Not shown are the motley collection of stuff that might include bee balm, cone flowers, cosmos and geranium (and please remember I could be wrong about all these names).  Here’s what the pots look like a month later.

Pots of flowers on the deck looking bright and blooming and healthy

How it looks a month later

Here’s a close-up of the big pot with sweetbay now being overpowered by flowers.

Red, more red, and orange flowers against a green background

Red and orange for the win—and there’s sweet bay in their somewhere

We also have a few other pots on the other side with things like lavender, veronica, marigolds, petunias, big red salvia and more. The petunias in one pot are the loveliest soft and dusty mauve.

Dusty purple petunias

Purple petunias pale to mauve

But they seem to be temperamental things, also prone to being munched on.
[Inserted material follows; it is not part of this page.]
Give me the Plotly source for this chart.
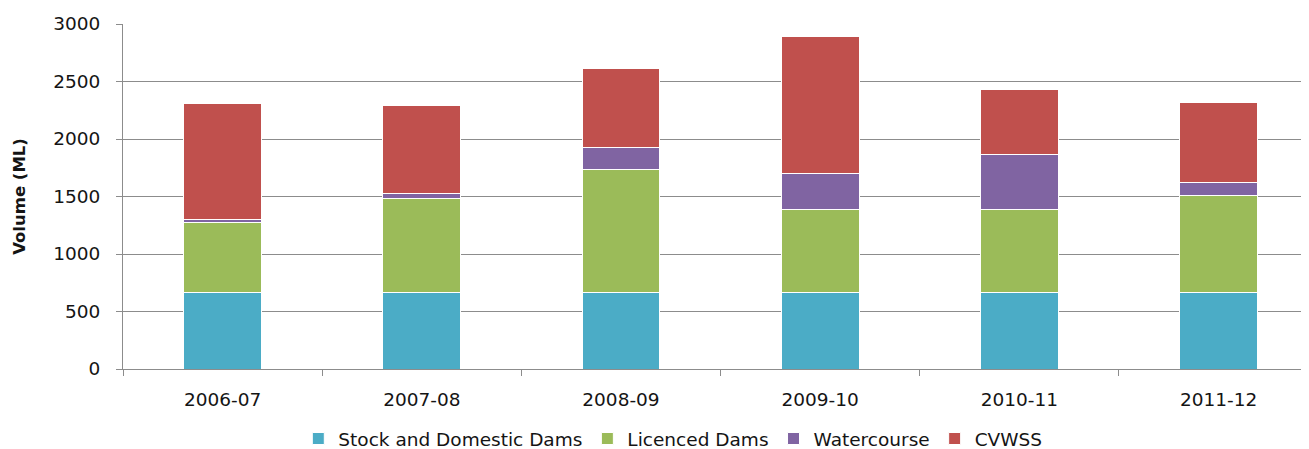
import plotly.graph_objects as go

years = ["2006-07", "2007-08", "2008-09", "2009-10", "2010-11", "2011-12"]
stock_domestic = [666, 666, 666, 666, 668, 666]
licenced = [604, 815, 1067, 719, 717, 847]
watercourse = [34, 49, 197, 319, 476, 110]
cvwss = [1009, 760, 679, 1188, 568, 695]

series = [
    ("Stock and Domestic Dams", stock_domestic, "#4BACC6"),
    ("Licenced Dams", licenced, "#9BBB59"),
    ("Watercourse", watercourse, "#8064A2"),
    ("CVWSS", cvwss, "#C0504D"),
]

fig = go.Figure()
for name, vals, col in series:
    fig.add_trace(go.Bar(
        x=years, y=vals, name=name,
        marker=dict(color=col, line=dict(color="white", width=1)),
        width=0.39,
    ))

font = "DejaVu Sans"
txt = "#141414"
fig.update_layout(
    barmode="stack",
    width=1301, height=441,
    margin=dict(l=115, r=0, t=16, b=80, autoexpand=False),
    paper_bgcolor="white", plot_bgcolor="white",
    font=dict(family=font, size=18, color=txt),
    showlegend=True,
    legend=dict(
        orientation="h", traceorder="normal",
        xref="container", x=0.511, xanchor="center",
        yref="container", y=0.0227, yanchor="middle",
        font=dict(family=font, size=18.5, color=txt),
        itemwidth=30, tracegroupgap=0,
    ),
    xaxis=dict(
        type="category",
        range=[-0.5, 5.454],
        tickson="boundaries",
        ticks="outside", ticklen=6, tickcolor="#8c8c8c",
        showline=True, linecolor="#8c8c8c", linewidth=1,
        showgrid=False,
        ticklabelstandoff=14,
        tickfont=dict(family=font, size=18.5, color=txt),
    ),
    yaxis=dict(
        range=[0, 3000], dtick=500,
        showgrid=True, gridcolor="#8c8c8c", gridwidth=1,
        showline=True, linecolor="#8c8c8c", linewidth=1,
        ticks="outside", ticklen=6, tickcolor="#8c8c8c",
        ticklabelstandoff=12,
        tickfont=dict(family=font, size=18.5, color=txt),
        title=dict(text="<b>Volume (ML)</b>", font=dict(family=font, size=16.5, color=txt), standoff=23),
        automargin=False,
        zeroline=False,
    ),
)

fig.write_html("out.html")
So here’s a photo of the kitties one early morning in the first half of August that gives you a pretty good idea of how things look now (all those petunias are gone).

Early orning on a Seattle deck with bright pae blue sky, slanting yellow light, and two tabby cats sitting on the deck admiring the flowers

Morning with cats—this is the most  you’ll see of George outside because he prefers to be hidden under things just waiting to pounce

The weather this year has been wonderful for flowers: bright, sunny, not too dry, not too hot. These two decks with their flowers are what have made this pandemic isolation bearable for me. I spend an hour on the kitchen deck after lunch with a cup of tea, some chocolate, and a book. In the evening, Kelley and I sit in the slanting light with wine, and sometimes something on the grill, talking about our day, smelling the flowers, listening to the birds. It’s all made more precious by the knowledge that in two months all the glorious colour will be gone and we’ll be heading into the grey cold of winter. All the more reason to enjoy it now.